CHEGA E SANTOS SILVA EM CONFLITO

 

  1. Mais uma semana de perfeito "teatro político" entre o Chega e Santos Silva. Este conflito só interessa mesmo à bolha política e mediática. Não diz nada ao povo. É tudo artificial. É tudo cheio de cinismo.

Claro que há sempre quem lucre com estas manobras teatrais:

  • O Governo, em primeiro lugar. Enquanto se discute o "sexo" dos anjos, tentam desviar-se as atenções dos problemas reais do país – os problemas da Saúde e da inflação, por exemplo.
  • O Chega, em segundo lugar. Tenta mostrar que faz muita oposição. Mas, no fundo, faz uma má oposição.

 

  1. Veja-se o exemplo dos imigrantes. O ataque do Chega aos imigrantes é o maior disparate e a maior injustiça do mundo.
  • Primeiro, precisamos de imigrantes porque nos falta mão-de-obra para trabalhar. Basta ouvir os empresários, de norte a sul do país.
  • Segundo, precisamos de imigrantes para reforçar a Segurança Social, porque somos dos países do mundo que mais população está a perder.
  • Terceiro, temos comunidades de imigrantes que são absolutamente exemplares.
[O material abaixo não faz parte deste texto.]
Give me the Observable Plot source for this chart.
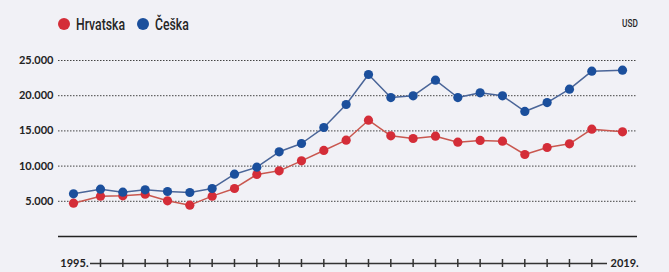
<!DOCTYPE html>
<html>
<head>
<meta charset="utf-8">
<script src="https://cdn.jsdelivr.net/npm/d3@7"></script>
<script src="https://cdn.jsdelivr.net/npm/@observablehq/plot@0.6"></script>
<style>
  html, body { margin: 0; padding: 0; background: #f1f1f6; }
  #wrap { width: 669px; height: 272px; position: relative; overflow: hidden; background: #f1f1f6; }
  #head { position: relative; height: 40px; }
  .sw { position: absolute; top: 18px; width: 12px; height: 12px; border-radius: 50%; }
  .lt { position: absolute; top: 14px; font-family: Roboto, "DejaVu Sans", sans-serif; font-size: 17px; font-weight: 500; color: #262626; transform: scaleX(0.72); transform-origin: left center; white-space: nowrap; line-height: 20px; }
  #usd { position: absolute; top: 18px; left: 622px; font-family: Roboto, "DejaVu Sans", sans-serif; font-size: 11px; font-weight: 500; color: #262626; transform: scaleX(0.75); transform-origin: left center; line-height: 12px; }
  svg { display: block; }
</style>
</head>
<body>
<div id="wrap">
  <div id="head"></div>
  <div id="chart"></div>
</div>
<script>
const years = [1995,1996,1997,1998,1999,2000,2001,2002,2003,2004,2005,2006,2007,2008,2009,2010,2011,2012,2013,2014,2015,2016,2017,2018,2019];
const hrvatska = [4730,5730,5780,6010,5070,4450,5730,6820,8810,9330,10750,12220,13680,16520,14300,13920,14250,13400,13640,13540,11650,12640,13160,15240,14870];
const ceska = [6060,6720,6300,6630,6390,6250,6820,8850,9850,12030,13210,15480,18750,23010,19740,19980,22200,19740,20410,19980,17760,19030,20930,23480,23620];
const seriesNames = ["Hrvatska", "Češka"];
const seriesColors = ["#d42d38", "#1b4f9c"];
const lineColors = ["#c9574f", "#4a6598"];
const yTicks = [5000, 10000, 15000, 20000, 25000];
const unitLabel = "USD";

const head = document.getElementById("head");
const legendDotX = [58, 137];
seriesNames.forEach((n, i) => {
  const s = document.createElement("span");
  s.className = "sw";
  s.style.left = legendDotX[i] + "px";
  s.style.background = seriesColors[i];
  head.appendChild(s);
  const t = document.createElement("span");
  t.className = "lt";
  t.style.left = (legendDotX[i] + 18) + "px";
  t.textContent = n;
  head.appendChild(t);
});
const u = document.createElement("div");
u.id = "usd"; u.textContent = unitLabel; head.appendChild(u);

const rows = [];
years.forEach((y, i) => {
  rows.push({year: y, value: hrvatska[i], s: seriesNames[0]});
  rows.push({year: y, value: ceska[i], s: seriesNames[1]});
});

const fmt = d3.formatLocale({thousands: ".", decimal: ",", grouping: [3], currency: ["", ""]}).format(",d");
const inner = years.slice(1, -1);
const ends = [years[0], years[years.length - 1]];

const plot = Plot.plot({
  width: 669,
  height: 232,
  marginLeft: 58,
  marginRight: 32,
  marginTop: 20,
  marginBottom: 36,
  style: {background: "#f1f1f6", fontFamily: "Lato, 'DejaVu Sans', sans-serif"},
  x: {type: "linear", domain: [1995, 1996, 2018, 2019], range: [73, 100, 591.3, 622], axis: null},
  y: {domain: [0, 25000], axis: null},
  color: {domain: seriesNames, range: seriesColors},
  marks: [
    Plot.ruleY(yTicks, {stroke: "#444", strokeWidth: 1, strokeDasharray: "1.5,1.5"}),
    Plot.ruleY([0], {stroke: "#222", strokeWidth: 1.3}),
    Plot.axisY(yTicks, {anchor: "left", tickSize: 0, tickPadding: 5, tickFormat: fmt, fontSize: 11, fontWeight: 700, fill: "#222", label: null}),
    Plot.line(rows, {x: "year", y: "value", z: "s", stroke: d => lineColors[seriesNames.indexOf(d.s)], strokeWidth: 1.5}),
    Plot.dot(rows, {x: "year", y: "value", fill: "s", r: 4.6}),
    Plot.ruleY([0], {x1: years[0], x2: years[years.length - 1], dy: 27, insetLeft: 17, insetRight: 15, stroke: "#333", strokeWidth: 1.5}),
    Plot.ruleX(inner, {x: d => d, y1: 0, y2: 0, dy: 27, insetTop: -4, insetBottom: -4, stroke: "#333", strokeWidth: 1.5}),
    Plot.text([ends[0]], {x: d => d, y: 0, dy: 27, dx: 15, text: d => d + ".", textAnchor: "end", fontSize: 11, fontWeight: 700, fill: "#222"}),
    Plot.text([ends[1]], {x: d => d, y: 0, dy: 27, dx: -12, text: d => d + ".", textAnchor: "start", fontSize: 11, fontWeight: 700, fill: "#222"})
  ]
});
document.getElementById("chart").appendChild(plot);
</script>
</body>
</html>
Pensemos na vasta comunidade de brasileiros que estão em Braga e noutras cidades do país. São simplesmente notáveis em termos de integração. Pensemos na comunidade cabo-verdiana. É um excelente exemplo de trabalho e profissionalismo. Pensemos na comunidade ucraniana. Outro fantástico exemplo na sociedade portuguesa.